» **YOUR GOAL**
Copy every record below exactly as written, but leave out the pictures.

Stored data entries
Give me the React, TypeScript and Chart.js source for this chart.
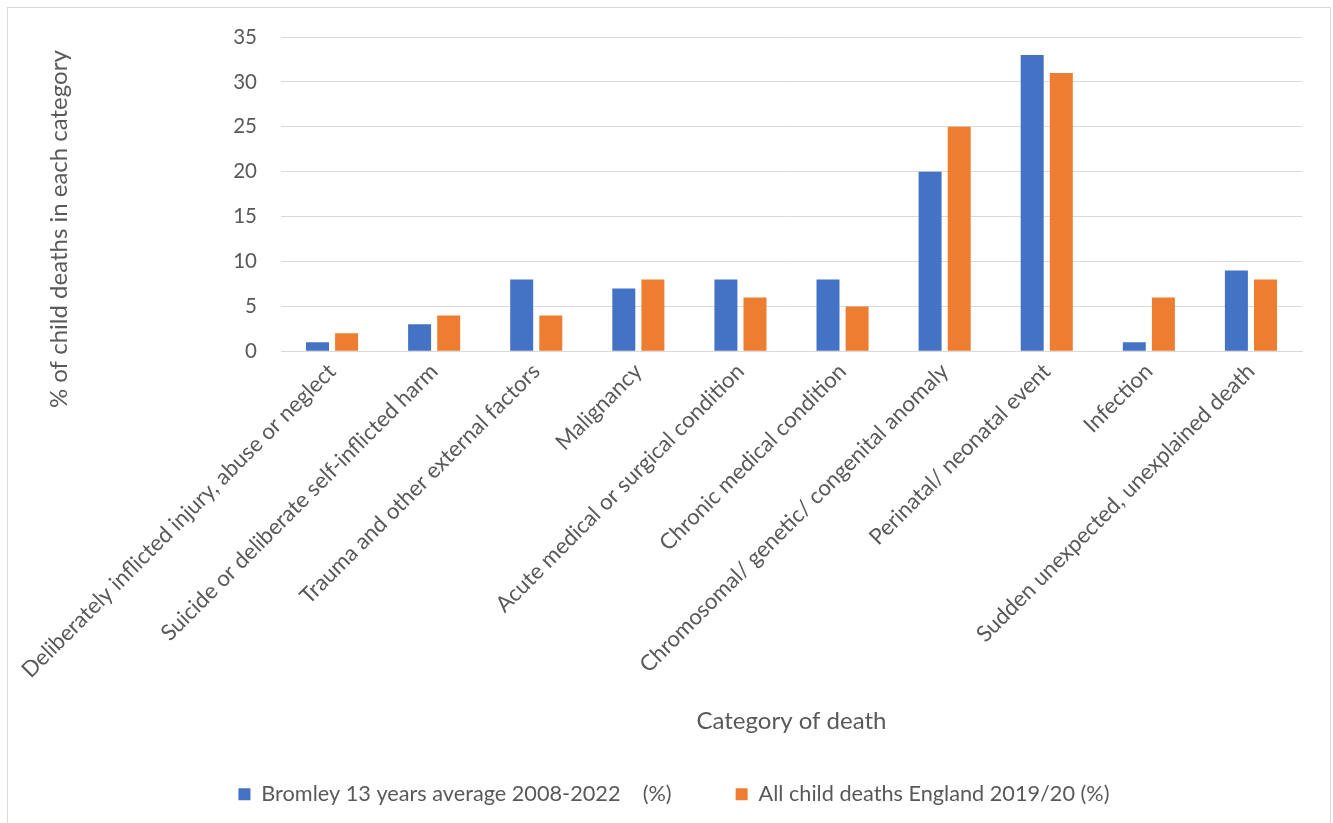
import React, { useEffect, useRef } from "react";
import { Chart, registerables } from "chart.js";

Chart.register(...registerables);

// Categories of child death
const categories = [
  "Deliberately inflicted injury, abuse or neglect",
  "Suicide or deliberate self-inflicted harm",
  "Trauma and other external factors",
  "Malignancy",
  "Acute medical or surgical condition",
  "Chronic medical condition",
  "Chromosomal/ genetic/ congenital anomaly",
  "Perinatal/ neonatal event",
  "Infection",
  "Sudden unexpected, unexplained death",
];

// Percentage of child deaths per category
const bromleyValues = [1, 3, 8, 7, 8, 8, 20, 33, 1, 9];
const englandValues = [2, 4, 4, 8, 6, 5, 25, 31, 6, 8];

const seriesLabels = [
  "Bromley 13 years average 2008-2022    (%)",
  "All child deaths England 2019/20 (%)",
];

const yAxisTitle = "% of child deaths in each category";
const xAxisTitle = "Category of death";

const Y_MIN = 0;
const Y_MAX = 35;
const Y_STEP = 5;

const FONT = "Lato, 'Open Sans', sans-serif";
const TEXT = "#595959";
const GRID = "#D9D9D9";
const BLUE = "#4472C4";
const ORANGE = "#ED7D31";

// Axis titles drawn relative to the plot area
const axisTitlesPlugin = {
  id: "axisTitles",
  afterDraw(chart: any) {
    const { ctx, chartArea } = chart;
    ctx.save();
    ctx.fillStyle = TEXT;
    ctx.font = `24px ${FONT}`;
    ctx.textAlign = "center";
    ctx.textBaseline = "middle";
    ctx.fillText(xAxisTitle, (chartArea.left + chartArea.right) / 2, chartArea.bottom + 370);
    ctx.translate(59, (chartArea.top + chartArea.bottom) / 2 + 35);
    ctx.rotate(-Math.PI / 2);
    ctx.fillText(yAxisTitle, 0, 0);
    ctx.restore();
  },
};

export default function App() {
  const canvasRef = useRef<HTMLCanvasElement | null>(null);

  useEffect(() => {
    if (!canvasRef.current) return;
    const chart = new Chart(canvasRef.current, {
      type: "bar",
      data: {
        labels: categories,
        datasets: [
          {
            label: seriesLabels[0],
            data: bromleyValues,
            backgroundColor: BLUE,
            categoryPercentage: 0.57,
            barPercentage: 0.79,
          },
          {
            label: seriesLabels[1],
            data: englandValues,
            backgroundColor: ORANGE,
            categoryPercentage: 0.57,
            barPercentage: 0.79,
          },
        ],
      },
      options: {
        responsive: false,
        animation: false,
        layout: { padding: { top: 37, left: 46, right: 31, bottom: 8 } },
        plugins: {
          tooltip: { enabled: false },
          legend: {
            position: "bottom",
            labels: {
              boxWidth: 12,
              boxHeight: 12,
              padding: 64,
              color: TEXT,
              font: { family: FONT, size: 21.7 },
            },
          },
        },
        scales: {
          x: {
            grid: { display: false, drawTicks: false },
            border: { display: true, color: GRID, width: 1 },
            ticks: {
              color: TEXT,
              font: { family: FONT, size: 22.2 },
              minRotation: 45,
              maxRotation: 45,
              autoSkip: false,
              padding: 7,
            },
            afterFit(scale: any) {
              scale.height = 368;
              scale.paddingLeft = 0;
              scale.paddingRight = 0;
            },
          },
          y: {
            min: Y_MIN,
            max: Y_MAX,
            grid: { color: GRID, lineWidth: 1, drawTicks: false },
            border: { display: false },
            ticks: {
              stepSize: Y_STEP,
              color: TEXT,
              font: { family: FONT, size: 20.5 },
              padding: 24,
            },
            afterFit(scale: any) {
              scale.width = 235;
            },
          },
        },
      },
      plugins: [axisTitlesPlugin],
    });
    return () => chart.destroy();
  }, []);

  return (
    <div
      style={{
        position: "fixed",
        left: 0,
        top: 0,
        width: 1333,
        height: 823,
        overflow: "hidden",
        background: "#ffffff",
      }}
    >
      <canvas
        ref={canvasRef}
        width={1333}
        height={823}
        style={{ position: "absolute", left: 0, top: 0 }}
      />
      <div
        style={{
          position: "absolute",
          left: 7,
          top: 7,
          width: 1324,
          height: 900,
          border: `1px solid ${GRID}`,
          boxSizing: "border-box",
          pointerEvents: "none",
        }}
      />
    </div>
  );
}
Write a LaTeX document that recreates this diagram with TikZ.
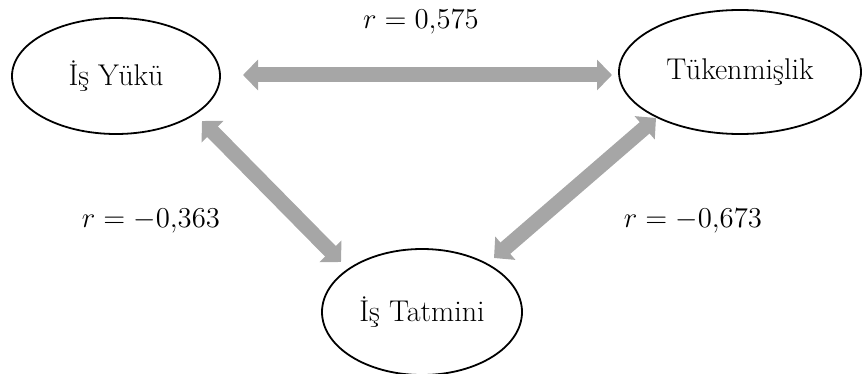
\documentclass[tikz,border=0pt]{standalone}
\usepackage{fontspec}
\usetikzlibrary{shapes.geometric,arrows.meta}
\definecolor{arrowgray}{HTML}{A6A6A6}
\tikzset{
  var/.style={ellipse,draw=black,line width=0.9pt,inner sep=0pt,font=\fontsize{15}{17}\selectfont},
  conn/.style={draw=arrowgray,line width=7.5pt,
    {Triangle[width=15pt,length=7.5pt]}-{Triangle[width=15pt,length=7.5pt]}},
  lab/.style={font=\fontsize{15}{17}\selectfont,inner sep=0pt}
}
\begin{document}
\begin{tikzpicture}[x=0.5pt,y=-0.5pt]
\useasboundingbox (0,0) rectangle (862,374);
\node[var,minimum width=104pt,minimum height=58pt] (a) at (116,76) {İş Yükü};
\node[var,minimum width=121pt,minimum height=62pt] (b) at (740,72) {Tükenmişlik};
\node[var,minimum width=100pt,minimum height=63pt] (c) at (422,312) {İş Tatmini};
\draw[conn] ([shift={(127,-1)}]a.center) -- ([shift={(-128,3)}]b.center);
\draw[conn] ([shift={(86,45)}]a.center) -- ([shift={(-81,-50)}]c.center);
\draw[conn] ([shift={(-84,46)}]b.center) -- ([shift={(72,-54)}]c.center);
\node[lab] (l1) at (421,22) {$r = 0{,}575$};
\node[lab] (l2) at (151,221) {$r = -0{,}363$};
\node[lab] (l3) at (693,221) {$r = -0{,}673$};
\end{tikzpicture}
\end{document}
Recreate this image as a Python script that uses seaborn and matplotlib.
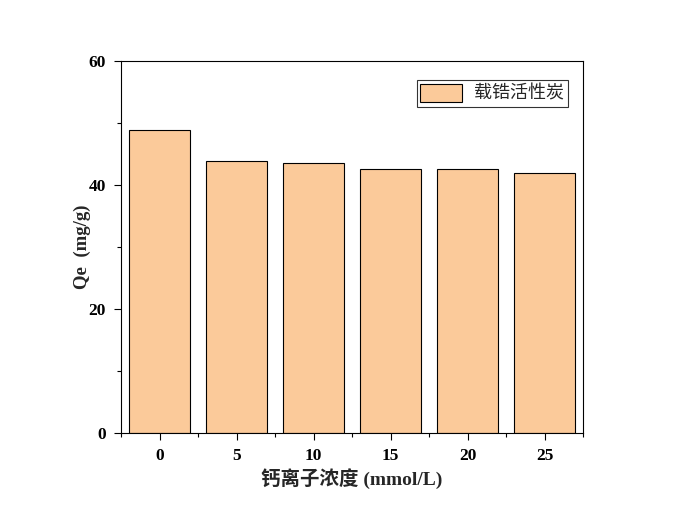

» **REPLY TO THE EXERCISE**
Give me the React, TypeScript and Chart.js source for this chart.
import React, { useEffect, useRef } from "react";
import { Chart, registerables } from "chart.js";

Chart.register(...registerables);

// Categories of child death
const categories = [
  "Deliberately inflicted injury, abuse or neglect",
  "Suicide or deliberate self-inflicted harm",
  "Trauma and other external factors",
  "Malignancy",
  "Acute medical or surgical condition",
  "Chronic medical condition",
  "Chromosomal/ genetic/ congenital anomaly",
  "Perinatal/ neonatal event",
  "Infection",
  "Sudden unexpected, unexplained death",
];

// Percentage of child deaths per category
const bromleyValues = [1, 3, 8, 7, 8, 8, 20, 33, 1, 9];
const englandValues = [2, 4, 4, 8, 6, 5, 25, 31, 6, 8];

const seriesLabels = [
  "Bromley 13 years average 2008-2022    (%)",
  "All child deaths England 2019/20 (%)",
];

const yAxisTitle = "% of child deaths in each category";
const xAxisTitle = "Category of death";

const Y_MIN = 0;
const Y_MAX = 35;
const Y_STEP = 5;

const FONT = "Lato, 'Open Sans', sans-serif";
const TEXT = "#595959";
const GRID = "#D9D9D9";
const BLUE = "#4472C4";
const ORANGE = "#ED7D31";

// Axis titles drawn relative to the plot area
const axisTitlesPlugin = {
  id: "axisTitles",
  afterDraw(chart: any) {
    const { ctx, chartArea } = chart;
    ctx.save();
    ctx.fillStyle = TEXT;
    ctx.font = `24px ${FONT}`;
    ctx.textAlign = "center";
    ctx.textBaseline = "middle";
    ctx.fillText(xAxisTitle, (chartArea.left + chartArea.right) / 2, chartArea.bottom + 370);
    ctx.translate(59, (chartArea.top + chartArea.bottom) / 2 + 35);
    ctx.rotate(-Math.PI / 2);
    ctx.fillText(yAxisTitle, 0, 0);
    ctx.restore();
  },
};

export default function App() {
  const canvasRef = useRef<HTMLCanvasElement | null>(null);

  useEffect(() => {
    if (!canvasRef.current) return;
    const chart = new Chart(canvasRef.current, {
      type: "bar",
      data: {
        labels: categories,
        datasets: [
          {
            label: seriesLabels[0],
            data: bromleyValues,
            backgroundColor: BLUE,
            categoryPercentage: 0.57,
            barPercentage: 0.79,
          },
          {
            label: seriesLabels[1],
            data: englandValues,
            backgroundColor: ORANGE,
            categoryPercentage: 0.57,
            barPercentage: 0.79,
          },
        ],
      },
      options: {
        responsive: false,
        animation: false,
        layout: { padding: { top: 37, left: 46, right: 31, bottom: 8 } },
        plugins: {
          tooltip: { enabled: false },
          legend: {
            position: "bottom",
            labels: {
              boxWidth: 12,
              boxHeight: 12,
              padding: 64,
              color: TEXT,
              font: { family: FONT, size: 21.7 },
            },
          },
        },
        scales: {
          x: {
            grid: { display: false, drawTicks: false },
            border: { display: true, color: GRID, width: 1 },
            ticks: {
              color: TEXT,
              font: { family: FONT, size: 22.2 },
              minRotation: 45,
              maxRotation: 45,
              autoSkip: false,
              padding: 7,
            },
            afterFit(scale: any) {
              scale.height = 368;
              scale.paddingLeft = 0;
              scale.paddingRight = 0;
            },
          },
          y: {
            min: Y_MIN,
            max: Y_MAX,
            grid: { color: GRID, lineWidth: 1, drawTicks: false },
            border: { display: false },
            ticks: {
              stepSize: Y_STEP,
              color: TEXT,
              font: { family: FONT, size: 20.5 },
              padding: 24,
            },
            afterFit(scale: any) {
              scale.width = 235;
            },
          },
        },
      },
      plugins: [axisTitlesPlugin],
    });
    return () => chart.destroy();
  }, []);

  return (
    <div
      style={{
        position: "fixed",
        left: 0,
        top: 0,
        width: 1333,
        height: 823,
        overflow: "hidden",
        background: "#ffffff",
      }}
    >
      <canvas
        ref={canvasRef}
        width={1333}
        height={823}
        style={{ position: "absolute", left: 0, top: 0 }}
      />
      <div
        style={{
          position: "absolute",
          left: 7,
          top: 7,
          width: 1324,
          height: 900,
          border: `1px solid ${GRID}`,
          boxSizing: "border-box",
          pointerEvents: "none",
        }}
      />
    </div>
  );
}
Write a LaTeX document that recreates this diagram with TikZ.
\documentclass[tikz,border=0pt]{standalone}
\usepackage{fontspec}
\usetikzlibrary{shapes.geometric,arrows.meta}
\definecolor{arrowgray}{HTML}{A6A6A6}
\tikzset{
  var/.style={ellipse,draw=black,line width=0.9pt,inner sep=0pt,font=\fontsize{15}{17}\selectfont},
  conn/.style={draw=arrowgray,line width=7.5pt,
    {Triangle[width=15pt,length=7.5pt]}-{Triangle[width=15pt,length=7.5pt]}},
  lab/.style={font=\fontsize{15}{17}\selectfont,inner sep=0pt}
}
\begin{document}
\begin{tikzpicture}[x=0.5pt,y=-0.5pt]
\useasboundingbox (0,0) rectangle (862,374);
\node[var,minimum width=104pt,minimum height=58pt] (a) at (116,76) {İş Yükü};
\node[var,minimum width=121pt,minimum height=62pt] (b) at (740,72) {Tükenmişlik};
\node[var,minimum width=100pt,minimum height=63pt] (c) at (422,312) {İş Tatmini};
\draw[conn] ([shift={(127,-1)}]a.center) -- ([shift={(-128,3)}]b.center);
\draw[conn] ([shift={(86,45)}]a.center) -- ([shift={(-81,-50)}]c.center);
\draw[conn] ([shift={(-84,46)}]b.center) -- ([shift={(72,-54)}]c.center);
\node[lab] (l1) at (421,22) {$r = 0{,}575$};
\node[lab] (l2) at (151,221) {$r = -0{,}363$};
\node[lab] (l3) at (693,221) {$r = -0{,}673$};
\end{tikzpicture}
\end{document}
Recreate this image as a Python script that uses seaborn and matplotlib.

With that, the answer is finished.